Percebe-se, portanto, que a Constituição Federal estabelece e direciona sua atividade por meio de políticas públicas para fomentar e incentivar o setor do agronegócio, podendo-se destacar no inciso I, do art. 187, que, expressamente, determina a necessidade de levar em consideração instrumentos fiscais.
Chegamos, então, ao ponto de convergência de nossas ponderações.
A tributação no Estado atual tem em geral a função de arrecadar, o que é inegável.
Todavia, isto não significa que toda e qualquer atividade, até mesmo por questão de igualdade, razoabilidade e capacidade contributiva, devem suportar a mesma forma de tributação.
E quando se trata de segmento econômico que possui por essência concretizar direitos fundamentais basilares pautado pela dignidade da pessoa humana, e, por conseguinte, de vida digna e alimentação, não resta dúvida de que a tributação deve perseguir outras finalidades que fogem e muito da sanha arrecadatória.
A tributação que deve ser mínima e simplificada, quando existente, deve buscar o fomento e incentivo do exercício desta atividade econômica, de alta representatividade no PIB brasileiro, a fim de produzir cada vez mais, com maior qualidade e tecnologia, visando não somente o desenvolvimento e estabilidade do setor, mas, sobretudo, concretizar efetivamente os direitos fundamentais elementares que estão voltados para a própria dignidade da pessoa humana e seu mínimo existencial.

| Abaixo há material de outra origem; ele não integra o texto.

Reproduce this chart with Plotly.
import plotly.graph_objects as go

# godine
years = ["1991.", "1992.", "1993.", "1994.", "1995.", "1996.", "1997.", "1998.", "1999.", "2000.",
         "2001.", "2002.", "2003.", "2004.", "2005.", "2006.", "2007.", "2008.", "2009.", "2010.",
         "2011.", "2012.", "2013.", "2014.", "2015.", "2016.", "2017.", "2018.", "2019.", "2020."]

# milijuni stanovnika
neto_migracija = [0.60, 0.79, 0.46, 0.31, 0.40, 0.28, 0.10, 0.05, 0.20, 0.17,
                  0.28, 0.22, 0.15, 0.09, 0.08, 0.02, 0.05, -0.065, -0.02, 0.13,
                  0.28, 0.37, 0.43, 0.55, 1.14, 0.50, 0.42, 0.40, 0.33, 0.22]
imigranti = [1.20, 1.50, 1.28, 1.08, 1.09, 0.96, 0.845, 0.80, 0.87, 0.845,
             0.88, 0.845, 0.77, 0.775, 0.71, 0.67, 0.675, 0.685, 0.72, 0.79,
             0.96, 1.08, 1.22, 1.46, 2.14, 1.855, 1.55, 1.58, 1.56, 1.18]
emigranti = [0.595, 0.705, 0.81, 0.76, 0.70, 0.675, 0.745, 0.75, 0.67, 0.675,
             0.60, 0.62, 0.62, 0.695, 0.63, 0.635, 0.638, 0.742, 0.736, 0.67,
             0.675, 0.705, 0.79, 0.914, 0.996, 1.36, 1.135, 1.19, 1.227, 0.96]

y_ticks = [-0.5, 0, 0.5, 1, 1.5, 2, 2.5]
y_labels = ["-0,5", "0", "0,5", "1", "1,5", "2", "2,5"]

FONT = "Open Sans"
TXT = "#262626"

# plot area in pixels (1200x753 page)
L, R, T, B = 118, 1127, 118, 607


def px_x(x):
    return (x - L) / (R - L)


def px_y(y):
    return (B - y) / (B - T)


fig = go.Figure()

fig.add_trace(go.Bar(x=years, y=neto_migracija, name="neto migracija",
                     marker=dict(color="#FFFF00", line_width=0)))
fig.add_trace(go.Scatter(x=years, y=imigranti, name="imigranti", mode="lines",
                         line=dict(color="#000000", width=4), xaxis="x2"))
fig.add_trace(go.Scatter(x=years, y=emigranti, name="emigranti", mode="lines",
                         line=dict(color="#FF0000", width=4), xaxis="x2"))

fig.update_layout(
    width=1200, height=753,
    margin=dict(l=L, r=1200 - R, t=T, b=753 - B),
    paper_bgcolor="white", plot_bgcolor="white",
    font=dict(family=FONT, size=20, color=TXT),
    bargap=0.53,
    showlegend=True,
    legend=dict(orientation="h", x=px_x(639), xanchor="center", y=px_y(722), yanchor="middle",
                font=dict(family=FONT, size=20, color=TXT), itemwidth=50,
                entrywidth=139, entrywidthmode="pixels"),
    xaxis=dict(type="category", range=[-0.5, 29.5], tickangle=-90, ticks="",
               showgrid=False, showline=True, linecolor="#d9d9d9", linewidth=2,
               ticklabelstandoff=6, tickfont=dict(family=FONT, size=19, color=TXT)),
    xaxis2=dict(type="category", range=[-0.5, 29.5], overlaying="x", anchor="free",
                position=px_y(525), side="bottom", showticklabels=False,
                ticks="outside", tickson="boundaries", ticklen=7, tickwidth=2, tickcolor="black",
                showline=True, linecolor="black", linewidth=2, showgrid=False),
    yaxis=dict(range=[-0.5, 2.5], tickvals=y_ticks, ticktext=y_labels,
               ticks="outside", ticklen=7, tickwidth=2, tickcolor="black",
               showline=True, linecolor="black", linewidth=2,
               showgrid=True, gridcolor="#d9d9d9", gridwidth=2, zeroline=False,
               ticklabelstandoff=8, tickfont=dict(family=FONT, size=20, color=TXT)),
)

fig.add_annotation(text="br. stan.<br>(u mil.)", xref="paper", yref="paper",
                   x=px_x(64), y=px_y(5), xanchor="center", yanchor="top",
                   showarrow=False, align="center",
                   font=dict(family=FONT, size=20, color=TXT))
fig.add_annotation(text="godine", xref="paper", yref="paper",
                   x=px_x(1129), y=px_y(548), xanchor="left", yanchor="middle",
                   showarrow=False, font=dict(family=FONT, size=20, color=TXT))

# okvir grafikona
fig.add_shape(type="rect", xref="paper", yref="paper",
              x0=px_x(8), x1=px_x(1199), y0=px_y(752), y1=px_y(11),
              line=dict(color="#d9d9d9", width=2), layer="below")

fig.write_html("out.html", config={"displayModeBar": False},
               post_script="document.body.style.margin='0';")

Não deve, assim, a tributação ser instrumento que inviabiliza e dificulta o exercício das atividades econômicas voltadas para o agronegócio.

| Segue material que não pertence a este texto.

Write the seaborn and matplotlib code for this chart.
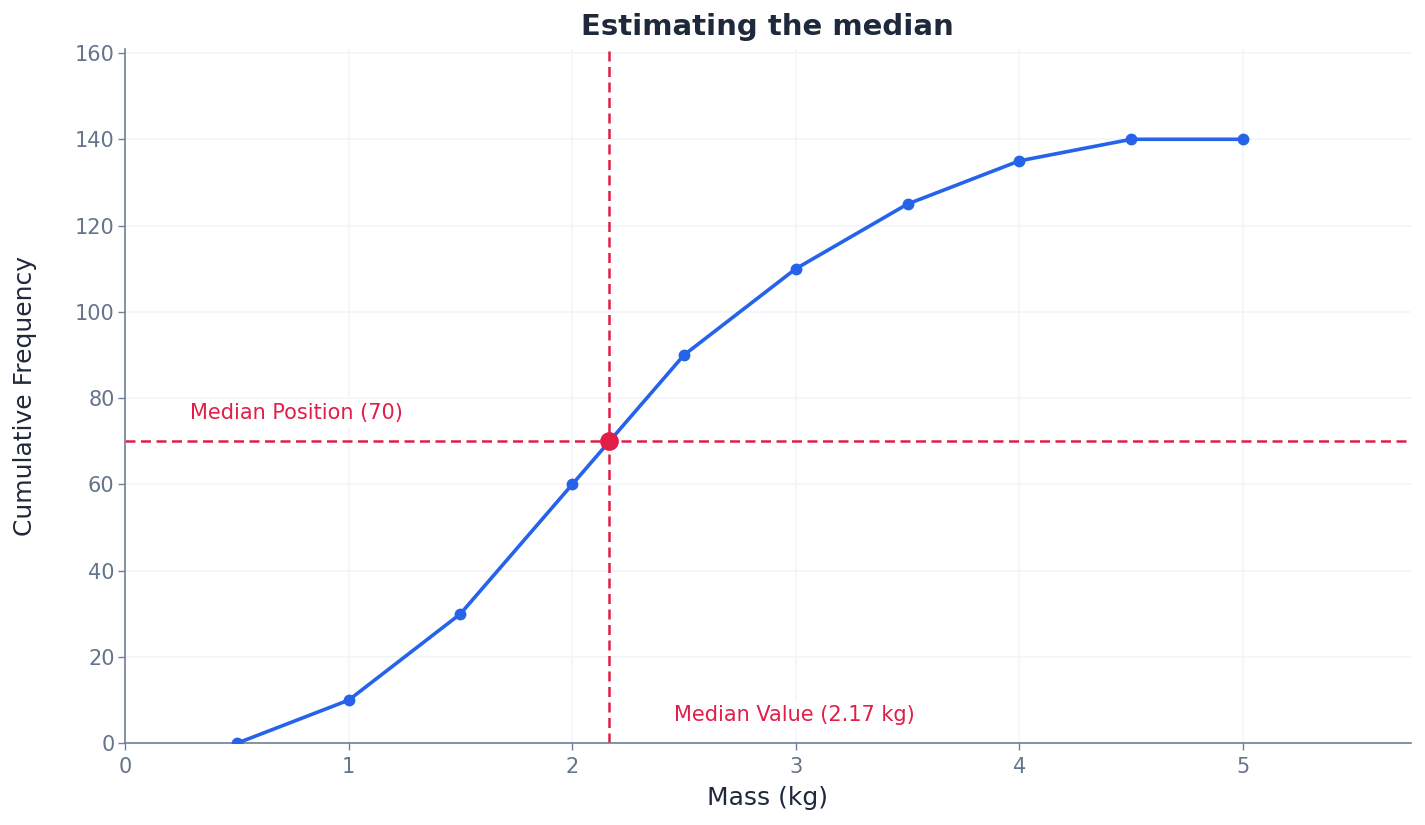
import numpy as np
import pandas as pd
import matplotlib
matplotlib.use("Agg")
import matplotlib.pyplot as plt
import seaborn as sns

mass_kg = [0.5, 1.0, 1.5, 2.0, 2.5, 3.0, 3.5, 4.0, 4.5, 5.0]
cum_freq = [0, 10, 30, 60, 90, 110, 125, 135, 140, 140]
median_position = 70
median_value = 2.17

BLUE = "#2563eb"
RED = "#e11d48"
DARK = "#1e293b"
TICK = "#64748b"
SPINE = "#718096"


def main():
    sns.set_theme(style="white")
    plt.rcParams["font.family"] = ["DejaVu Sans"]

    df = pd.DataFrame({"mass": mass_kg, "cf": cum_freq})
    # median by linear interpolation on the ogive
    med_x = float(np.interp(median_position, df["cf"], df["mass"]))

    fig, ax = plt.subplots(figsize=(14.25, 8.25), dpi=100)
    ax.grid(True, color="#f1f5f9", linewidth=1.2)
    ax.set_axisbelow(True)

    sns.lineplot(data=df, x="mass", y="cf", ax=ax, color=BLUE, linewidth=2.6,
                 marker="o", markersize=8.5, markeredgewidth=0, zorder=3)

    ax.axhline(median_position, color=RED, linestyle="--", linewidth=1.8,
               dashes=(4, 2.2), zorder=2)
    ax.axvline(med_x, color=RED, linestyle="--", linewidth=1.8,
               dashes=(4, 2.2), zorder=2)
    ax.plot([med_x], [median_position], "o", color=RED, markersize=13.5,
            markeredgewidth=0, zorder=4)

    ax.text(0.29, 76.5, f"Median Position ({median_position})", color=RED,
            fontsize=15, ha="left", va="center",
            bbox=dict(facecolor="white", edgecolor="none", pad=3))
    ax.text(med_x + 0.29, 6.5, f"Median Value ({median_value:.2f} kg)", color=RED,
            fontsize=15, ha="left", va="center",
            bbox=dict(facecolor="white", edgecolor="none", pad=3))

    ax.set_xlim(0, max(mass_kg) * 1.15)
    ax.set_ylim(0, max(cum_freq) * 1.15)
    ax.set_xticks([0, 1, 2, 3, 4, 5])
    ax.set_yticks(np.arange(0, 161, 20))

    ax.set_title("Estimating the median", fontsize=21, fontweight="bold",
                 color=DARK, pad=10)
    ax.set_xlabel("Mass (kg)", fontsize=18, color=DARK, labelpad=6)
    ax.set_ylabel("Cumulative Frequency", fontsize=18, color=DARK, labelpad=27)

    for side in ["top", "right"]:
        ax.spines[side].set_visible(False)
    for side in ["left", "bottom"]:
        ax.spines[side].set_color(SPINE)
        ax.spines[side].set_linewidth(1.2)
    ax.tick_params(axis="both", colors=SPINE, labelcolor=TICK, labelsize=15,
                   length=5, width=1, left=True, bottom=True)
    ax.tick_params(axis="y", pad=2.5)
    ax.tick_params(axis="x", pad=5)

    fig.subplots_adjust(left=0.0877, right=0.990, top=0.941, bottom=0.099)
    plt.savefig("out.png", dpi=100)
    plt.close()


if __name__ == "__main__":
    main()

E mais, a interpretação e aplicação de leis que estabelecem formas diferenciadas de tributação, créditos, reduções de base de cálculo, alíquotas, entre outras medidas de fomento e incentivo de natureza fiscal, não devem ser feitas de forma restritiva, utilizando-se equivocadamente o artigo 111, do Código Tributário Nacional.
Ao contrário, tais medidas fiscais de fomento e incentivo ao setor do agronegócio devem receber interpretação a partir do texto constitucional que busque estabelecer a máxima efetividade dos direitos fundamentais que estão por detrás desta atividade, valendo-se, inclusive, de métodos hermenêuticos evolutivos, finalísticos e sistemáticos.

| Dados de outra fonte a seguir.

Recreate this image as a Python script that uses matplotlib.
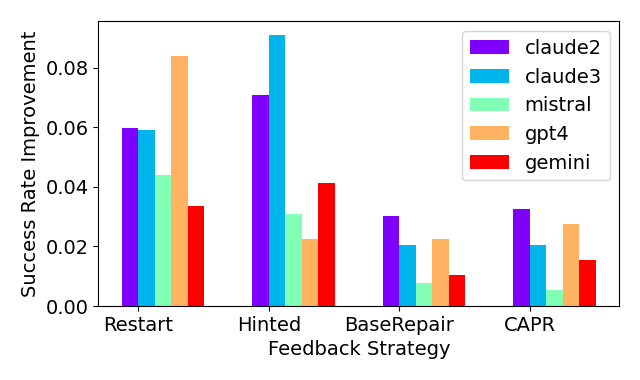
import matplotlib
matplotlib.use("Agg")
import matplotlib.pyplot as plt
import numpy as np

strategies = ["Restart", "Hinted", "BaseRepair", "CAPR"]
models = ["claude2", "claude3", "mistral", "gpt4", "gemini"]
claude2 = [0.0599, 0.0709, 0.0301, 0.0325]
claude3 = [0.0589, 0.0910, 0.0204, 0.0204]
mistral = [0.0438, 0.0308, 0.0077, 0.0054]
gpt4 = [0.0840, 0.0224, 0.0224, 0.0274]
gemini = [0.0335, 0.0412, 0.0104, 0.0154]
series = [claude2, claude3, mistral, gpt4, gemini]

plt.rcParams['font.size'] = 14
fig, ax = plt.subplots(figsize=(6.4, 3.8), dpi=100)
x = np.arange(len(strategies))
w = 0.126
colors = plt.cm.rainbow(np.linspace(0, 1, len(models)))
for k, (name, vals) in enumerate(zip(models, series)):
    ax.bar(x + (k - 0.5) * w, vals, w, label=name, color=colors[k])
ax.set_xticks(x)
ax.set_xticklabels(strategies)
ax.set_xlabel("Feedback Strategy")
ax.set_ylabel("Success Rate Improvement")
ax.legend(loc="upper right")
fig.subplots_adjust(left=0.1536, right=0.9677, top=0.944, bottom=0.1947)
fig.savefig("out.png")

Daí ser possível afirmar que a tributação diferenciada que encontramos no setor do agronegócio em diversas legislações esparsas, tais como créditos presumidos e suspensão, não incidência e alíquota zero de PIS e Cofins, depreciação acelerada e incentivada quanto ao IRPJ/CSLL, compensação de prejuízos fiscais, diferimento e isenções de ICMS, não são privilégios, ao contrário, instrumentos fiscais de incentivo e fomento da mais relevante atividade econômica quando se trata de garantir e concretizar direitos fundamentais cravados na Constituição.
Ademais, se justificam por inúmeras peculiaridades e riscos apontados que o setor sofre, merecendo, assim, um tratamento jurídico específico e diferenciado, em cumprimento aos princípios elementares de igualdade, razoabilidade e capacidade contributiva.
Quiçá entendam as autoridades fiscais e demais aplicadores do Direito que tais legislações não estabelecem privilégios, sensibilizando da necessidade de uma interpretação que não seja restritiva, permitindo que tais instrumentos fiscais possam ser aplicados com plenitude a fim de fomentar o setor do agronegócio, em cumprimento do texto constitucional.
Da mesma forma, a título de política legislativa, diante das peculiaridades do setor e relevância jurídica, econômica e social, que se reestruture a partir do texto constitucional a forma de tributação do agronegócio, traçando os aspectos gerais a partir de uma Lei Complementar, como temos para o Simples Nacional. Certamente, seria uma medida que poderia fomentar de maneira mais adequada o setor, sobretudo, em matéria fiscal, além de gerar mais segurança jurídica.
[1] ARAUJO, Massilon J. Fundamentos do Agronegócio. 4. Ed. São Paulo: Atlas, 2013, p. 7-12.